The $900 billion bill, paired alongside a government-funding measure, was passed with veto-proof majorities in both the House and Senate. But Tuesday night, Trump attacked the package as a "disgrace" and demanded numerous changes, including making the direct payments $2,000 instead of $600.
"When you raise these issues at the last minute like this, it's very concerning," Reed said on "Squawk Box" before his fellow Republicans blocked a move to raise the direct payments to $2,000. "I understand the frustration of the president ... but blind-siding folks and doing this at the last second, to me, is not conducive because the American people are the ones who lose in this fight."
Trump has not said whether he will formally veto the bill or instead not sign it. If he takes the latter route, the bill would die and no action could be taken on an aid package until the new session of Congress on Jan. 3.

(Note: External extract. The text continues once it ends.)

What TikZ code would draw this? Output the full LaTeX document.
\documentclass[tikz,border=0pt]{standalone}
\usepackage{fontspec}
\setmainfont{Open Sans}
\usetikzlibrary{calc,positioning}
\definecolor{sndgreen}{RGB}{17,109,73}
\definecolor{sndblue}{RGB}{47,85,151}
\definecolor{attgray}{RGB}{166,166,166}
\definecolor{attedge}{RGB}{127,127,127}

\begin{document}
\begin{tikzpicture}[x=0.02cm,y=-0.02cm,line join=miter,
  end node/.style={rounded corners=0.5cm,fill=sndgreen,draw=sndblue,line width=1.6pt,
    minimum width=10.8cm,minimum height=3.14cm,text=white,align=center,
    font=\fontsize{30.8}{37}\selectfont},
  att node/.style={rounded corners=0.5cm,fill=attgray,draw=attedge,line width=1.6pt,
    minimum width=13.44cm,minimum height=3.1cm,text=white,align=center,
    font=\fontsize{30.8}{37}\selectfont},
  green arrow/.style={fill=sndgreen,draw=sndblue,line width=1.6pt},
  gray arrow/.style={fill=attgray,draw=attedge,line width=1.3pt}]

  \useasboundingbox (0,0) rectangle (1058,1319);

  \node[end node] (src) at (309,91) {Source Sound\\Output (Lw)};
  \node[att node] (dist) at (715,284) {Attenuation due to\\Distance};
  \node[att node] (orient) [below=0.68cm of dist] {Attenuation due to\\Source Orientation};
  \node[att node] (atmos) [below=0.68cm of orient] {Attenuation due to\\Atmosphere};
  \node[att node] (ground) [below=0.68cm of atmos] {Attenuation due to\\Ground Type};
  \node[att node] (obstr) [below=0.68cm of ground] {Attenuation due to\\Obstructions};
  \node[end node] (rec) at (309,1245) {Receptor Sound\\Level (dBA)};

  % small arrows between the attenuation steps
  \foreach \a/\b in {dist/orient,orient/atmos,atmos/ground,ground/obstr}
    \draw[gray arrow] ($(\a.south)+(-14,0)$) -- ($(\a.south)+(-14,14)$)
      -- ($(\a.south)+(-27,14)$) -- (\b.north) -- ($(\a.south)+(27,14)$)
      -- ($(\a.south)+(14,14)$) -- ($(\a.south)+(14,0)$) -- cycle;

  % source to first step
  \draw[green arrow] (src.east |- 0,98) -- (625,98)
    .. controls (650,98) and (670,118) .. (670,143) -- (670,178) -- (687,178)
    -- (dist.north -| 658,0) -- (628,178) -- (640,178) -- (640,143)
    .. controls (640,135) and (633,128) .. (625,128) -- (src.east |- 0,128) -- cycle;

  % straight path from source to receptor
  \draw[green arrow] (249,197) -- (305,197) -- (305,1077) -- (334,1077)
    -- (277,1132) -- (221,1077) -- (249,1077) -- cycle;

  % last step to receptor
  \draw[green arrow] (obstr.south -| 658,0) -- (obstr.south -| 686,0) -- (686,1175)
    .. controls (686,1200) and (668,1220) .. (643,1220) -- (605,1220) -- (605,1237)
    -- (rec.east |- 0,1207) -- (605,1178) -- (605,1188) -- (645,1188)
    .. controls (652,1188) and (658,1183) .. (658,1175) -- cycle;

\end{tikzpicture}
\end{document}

The $900 billion package would extend a pandemic-era expansion of jobless benefits before they expire Saturday. The provision covers 12 million people. The government also could shut down Monday if the $1.4 trillion appropriations piece of the legislation is not signed by then.
Trump's criticism of the bill has focused, in part, on foreign aid spending that was included in the larger government funding section.
Reed, a New York Republican who co-chairs the bipartisan Problem Solvers Caucus, said he recognizes Trump's concerns on foreign aid. However, he said they should not distract from the need to deliver economic assistance to Americans who have been hurt by the pandemic.
"The people who we negotiated this $900 billion for are waiting for this relief," Reed said. "There are people being hired Monday because they're waiting on the Paycheck Protection Program. Tens of thousands of people are going back to work. I implore the president: Please think of those people."
Minority Leader Kevin McCarthy, R-Calif., is expected to propose a new temporary spending bill that would disentangle State Department and foreign aid funding from the larger spending package. Democrats would likely oppose that plan.
"What we should be doing is focusing on where we agree — $900 billion of emergency relief ... needs to go out to the people today. We all agree on that. We worked on that. We found common ground," Reed said. "The idea of increasing the checks, we can potentially deal with that later."
Rep. Josh Gottheimer, who is Reed's co-chair of the Problem Solvers Caucus, agreed. The New Jersey Democrat said he supports the idea of larger stimulus checks but did not want any delay to the current agreement.
"We worked so hard to bring this package together and to get Democrats and Republicans on board," Gottheimer said in the same "Squawk Box" interview. "We should get this piece of legislation signed and then we should add more to it. ... but it doesn't make sense to blow the whole thing up and hurt people and undermine all the under pieces of this legislation, which are so critical."
The White House did not immediately respond to CNBC's request for comment.